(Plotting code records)

┄┄┄┄┄┄

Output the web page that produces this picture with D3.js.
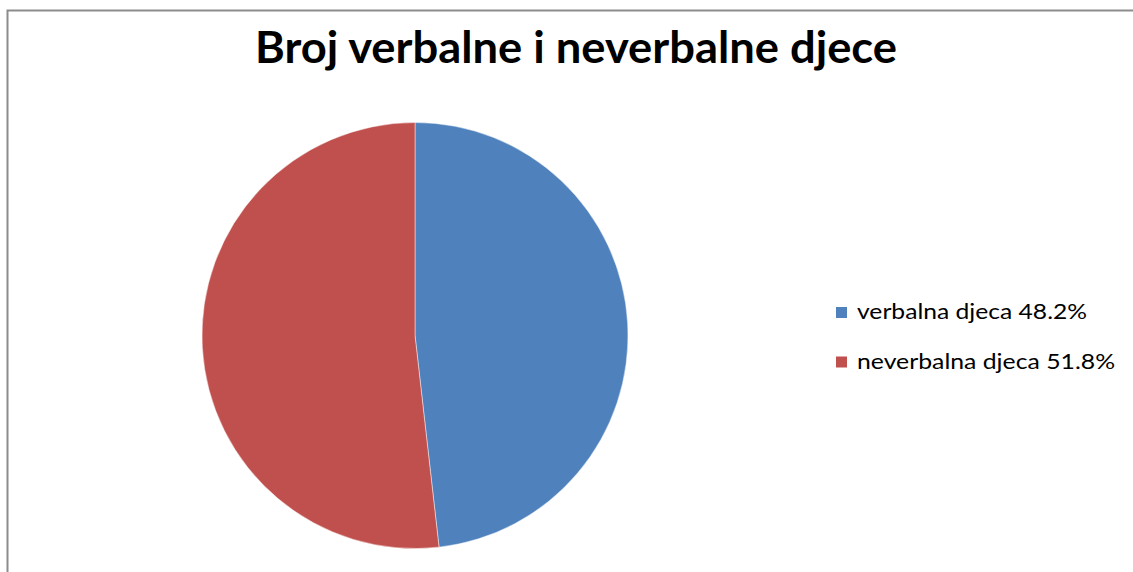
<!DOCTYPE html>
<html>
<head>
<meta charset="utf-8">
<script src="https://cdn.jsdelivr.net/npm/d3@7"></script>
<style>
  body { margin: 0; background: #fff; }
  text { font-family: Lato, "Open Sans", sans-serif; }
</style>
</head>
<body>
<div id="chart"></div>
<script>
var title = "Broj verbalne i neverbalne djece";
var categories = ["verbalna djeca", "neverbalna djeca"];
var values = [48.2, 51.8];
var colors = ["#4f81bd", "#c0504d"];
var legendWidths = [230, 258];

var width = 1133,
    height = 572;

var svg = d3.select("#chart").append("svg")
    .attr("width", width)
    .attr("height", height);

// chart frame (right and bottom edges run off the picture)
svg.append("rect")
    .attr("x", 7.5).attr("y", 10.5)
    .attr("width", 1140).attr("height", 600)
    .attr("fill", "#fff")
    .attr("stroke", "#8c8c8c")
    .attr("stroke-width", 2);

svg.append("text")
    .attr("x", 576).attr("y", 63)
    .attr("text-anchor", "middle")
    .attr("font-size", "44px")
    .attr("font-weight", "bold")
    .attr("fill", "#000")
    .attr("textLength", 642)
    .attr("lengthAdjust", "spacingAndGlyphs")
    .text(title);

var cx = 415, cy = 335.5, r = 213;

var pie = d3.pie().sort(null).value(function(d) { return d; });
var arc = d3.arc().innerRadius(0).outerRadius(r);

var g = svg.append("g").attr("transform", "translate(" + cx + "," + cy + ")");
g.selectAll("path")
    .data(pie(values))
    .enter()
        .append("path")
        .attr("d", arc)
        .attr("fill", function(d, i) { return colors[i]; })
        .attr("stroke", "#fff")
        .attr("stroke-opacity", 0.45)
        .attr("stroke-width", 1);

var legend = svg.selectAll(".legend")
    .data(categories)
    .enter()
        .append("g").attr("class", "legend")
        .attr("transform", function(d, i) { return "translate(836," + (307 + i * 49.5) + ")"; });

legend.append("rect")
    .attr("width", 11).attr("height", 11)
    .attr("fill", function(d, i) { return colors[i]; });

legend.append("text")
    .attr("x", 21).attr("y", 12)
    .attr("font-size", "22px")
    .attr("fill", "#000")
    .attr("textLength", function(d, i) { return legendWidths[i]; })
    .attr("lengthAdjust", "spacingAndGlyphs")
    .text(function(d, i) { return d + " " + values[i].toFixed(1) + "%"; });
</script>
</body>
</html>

┄┄┄┄┄┄

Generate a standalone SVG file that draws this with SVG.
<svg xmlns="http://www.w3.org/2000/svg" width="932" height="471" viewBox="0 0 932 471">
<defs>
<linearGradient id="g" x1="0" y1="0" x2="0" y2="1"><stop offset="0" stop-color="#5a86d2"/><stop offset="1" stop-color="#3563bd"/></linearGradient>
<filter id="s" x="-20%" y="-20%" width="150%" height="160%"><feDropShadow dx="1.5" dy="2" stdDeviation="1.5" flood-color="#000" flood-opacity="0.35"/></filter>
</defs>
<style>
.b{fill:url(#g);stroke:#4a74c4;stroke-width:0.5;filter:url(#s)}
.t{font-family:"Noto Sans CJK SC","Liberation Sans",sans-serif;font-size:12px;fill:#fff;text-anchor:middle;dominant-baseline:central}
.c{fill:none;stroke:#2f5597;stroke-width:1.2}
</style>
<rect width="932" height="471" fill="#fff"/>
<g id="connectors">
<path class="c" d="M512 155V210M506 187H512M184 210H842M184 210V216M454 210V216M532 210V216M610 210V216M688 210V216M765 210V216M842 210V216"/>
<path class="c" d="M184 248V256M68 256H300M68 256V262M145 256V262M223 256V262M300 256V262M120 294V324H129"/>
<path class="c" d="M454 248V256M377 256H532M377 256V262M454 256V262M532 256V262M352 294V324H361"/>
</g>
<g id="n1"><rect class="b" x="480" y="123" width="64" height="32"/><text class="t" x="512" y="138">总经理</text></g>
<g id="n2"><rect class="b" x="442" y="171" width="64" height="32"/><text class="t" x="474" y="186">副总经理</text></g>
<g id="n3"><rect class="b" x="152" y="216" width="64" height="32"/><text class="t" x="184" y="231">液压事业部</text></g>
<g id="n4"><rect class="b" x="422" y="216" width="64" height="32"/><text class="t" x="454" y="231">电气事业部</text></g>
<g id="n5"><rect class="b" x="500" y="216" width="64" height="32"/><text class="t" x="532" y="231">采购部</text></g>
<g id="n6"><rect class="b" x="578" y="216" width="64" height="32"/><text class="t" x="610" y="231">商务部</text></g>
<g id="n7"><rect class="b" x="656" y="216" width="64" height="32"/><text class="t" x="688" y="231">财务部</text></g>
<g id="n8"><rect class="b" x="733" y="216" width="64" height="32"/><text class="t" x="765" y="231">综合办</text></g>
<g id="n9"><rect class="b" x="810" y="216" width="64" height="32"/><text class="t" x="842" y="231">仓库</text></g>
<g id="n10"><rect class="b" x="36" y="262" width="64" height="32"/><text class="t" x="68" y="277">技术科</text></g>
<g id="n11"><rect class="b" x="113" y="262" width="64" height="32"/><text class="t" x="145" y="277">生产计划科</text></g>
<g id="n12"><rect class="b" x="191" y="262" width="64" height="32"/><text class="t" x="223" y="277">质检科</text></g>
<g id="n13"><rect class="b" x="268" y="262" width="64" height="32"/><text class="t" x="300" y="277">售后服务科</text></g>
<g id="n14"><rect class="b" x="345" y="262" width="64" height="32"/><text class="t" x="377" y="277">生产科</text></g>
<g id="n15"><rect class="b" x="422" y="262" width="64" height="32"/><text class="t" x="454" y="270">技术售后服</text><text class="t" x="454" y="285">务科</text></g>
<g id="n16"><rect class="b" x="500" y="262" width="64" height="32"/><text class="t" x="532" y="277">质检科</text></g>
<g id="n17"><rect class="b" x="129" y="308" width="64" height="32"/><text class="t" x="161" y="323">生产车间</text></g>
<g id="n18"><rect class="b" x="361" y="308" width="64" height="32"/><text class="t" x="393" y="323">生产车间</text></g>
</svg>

┄┄┄┄┄┄

▸ TASK GOAL
Both the line with "Output the web" and the line with "var arc = d3.arc().innerRadius(0).outerRadius(r);" belong in the copy, along with every line between them; set them down exactly and skip the pictures.

▸ WRITTEN SOLUTION
Output the web page that produces this picture with D3.js.
<!DOCTYPE html>
<html>
<head>
<meta charset="utf-8">
<script src="https://cdn.jsdelivr.net/npm/d3@7"></script>
<style>
  body { margin: 0; background: #fff; }
  text { font-family: Lato, "Open Sans", sans-serif; }
</style>
</head>
<body>
<div id="chart"></div>
<script>
var title = "Broj verbalne i neverbalne djece";
var categories = ["verbalna djeca", "neverbalna djeca"];
var values = [48.2, 51.8];
var colors = ["#4f81bd", "#c0504d"];
var legendWidths = [230, 258];

var width = 1133,
    height = 572;

var svg = d3.select("#chart").append("svg")
    .attr("width", width)
    .attr("height", height);

// chart frame (right and bottom edges run off the picture)
svg.append("rect")
    .attr("x", 7.5).attr("y", 10.5)
    .attr("width", 1140).attr("height", 600)
    .attr("fill", "#fff")
    .attr("stroke", "#8c8c8c")
    .attr("stroke-width", 2);

svg.append("text")
    .attr("x", 576).attr("y", 63)
    .attr("text-anchor", "middle")
    .attr("font-size", "44px")
    .attr("font-weight", "bold")
    .attr("fill", "#000")
    .attr("textLength", 642)
    .attr("lengthAdjust", "spacingAndGlyphs")
    .text(title);

var cx = 415, cy = 335.5, r = 213;

var pie = d3.pie().sort(null).value(function(d) { return d; });
var arc = d3.arc().innerRadius(0).outerRadius(r);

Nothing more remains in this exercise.